Stewart Detention Center frequently uses solitary confinement as a punishment. The detainee I spoke with had yet to experience it in her two months of detention, but she visibly lived in fear of it. When you are far from home, thousands of miles from anyone you feel safe with; when you have no control of your movement, your time, your diet; when you don’t even have the dignity of privacy, one more level of isolation is an unimaginable terror.
Perhaps you were picked up in South Texas, and since then your life has just been a series of buses. Where are you? Maybe you’re lucky enough to speak some English and you get the word “Georgia” out of a guard, but does that mean anything to you? It’s winter; you’ve barely been outside in the last two weeks and you haven’t seen the sun in a month. Where are you?
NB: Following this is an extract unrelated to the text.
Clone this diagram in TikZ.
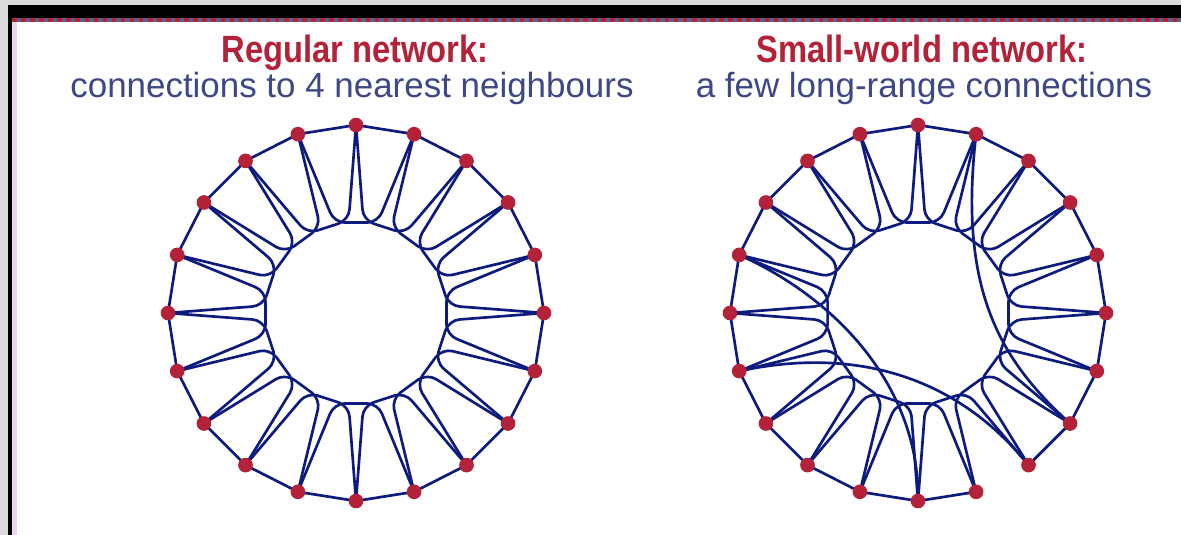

And then there’s the waiting. How long did Jesus have to wait on the cross? When he screamed out words in a language the guards didn’t understand, did he scream out from pain or impatience?
The young woman I spoke with had signed a deportation order a month and a half before and was anxiously waiting to be finally deported. She had no stable life or society to return to, but she was eager—desperate—to be anywhere other than in this prison. But she had nothing; no travel plan, no plane ticket, no range of dates.
I can’t really know what that’s like, and I can’t really understand why she fled home. I truly can’t imagine what it would take to drive me to sell everything I own, run away from everyone I love, and flee for another country. That’s a human experience beyond anything I know.
But loneliness? What could be more universal? What could be more heartbreaking?
We came away from this visit without any easy lessons. We have no quick fixes or solutions: for this young woman, for this country, or for any of us. But that’s not why we went.
We went because we are the church. As the church, we sit with the lonely. As the church, we are the lonely. As the church, we are about witnessing Christ’s life, death, and resurrection—beginning to end, and then back to the beginning.
We are about the work of welcome, about doing what we can however we can to help people feel at home—to give them a sense that they are not alone. The work of welcome is the call of the gospel, for the sake of our neighbor in the pew or across the street, for the sake of the refugee, the traveler, the immigrant, and for the sake of Christ.
It is Christ who leads us into lonely places bearing news of hope, it is Christ who hangs before us, suffering and alone, and it is Christ who walks through our barred doors crying “Peace,” working his way into our lonely lives. (John 20:19)
My friend, this is not over and I can’t tell you when the pain will end. But I can tell you that Christ is risen, and we are not alone.
Hebrews 13:3
Remember those in prison as if you were together with them in prison, and those who are mistreated as if you yourselves were suffering.
Mark 13:33-37
33 At noon, darkness came over the whole land until three in the afternoon. 34 And at three in the afternoon Jesus cried out in a loud voice, “Eloi, Eloi, lema sabachthani?” (which means “My God, my God, why have you forsaken me?”).
35 When some of those standing near heard this, they said, “Listen, he’s calling Elijah.”
36 Someone ran, filled a sponge with wine vinegar, put it on a staff, and offered it to Jesus to drink. “Now leave him alone. Let’s see if Elijah comes to take him down,” he said.
37 With a loud cry, Jesus breathed his last.
John 20:19
19 On the evening of that first day of the week, when the disciples were together, with the doors locked for fear of the Jewish leaders, Jesus came and stood among them and said, “Peace be with you!”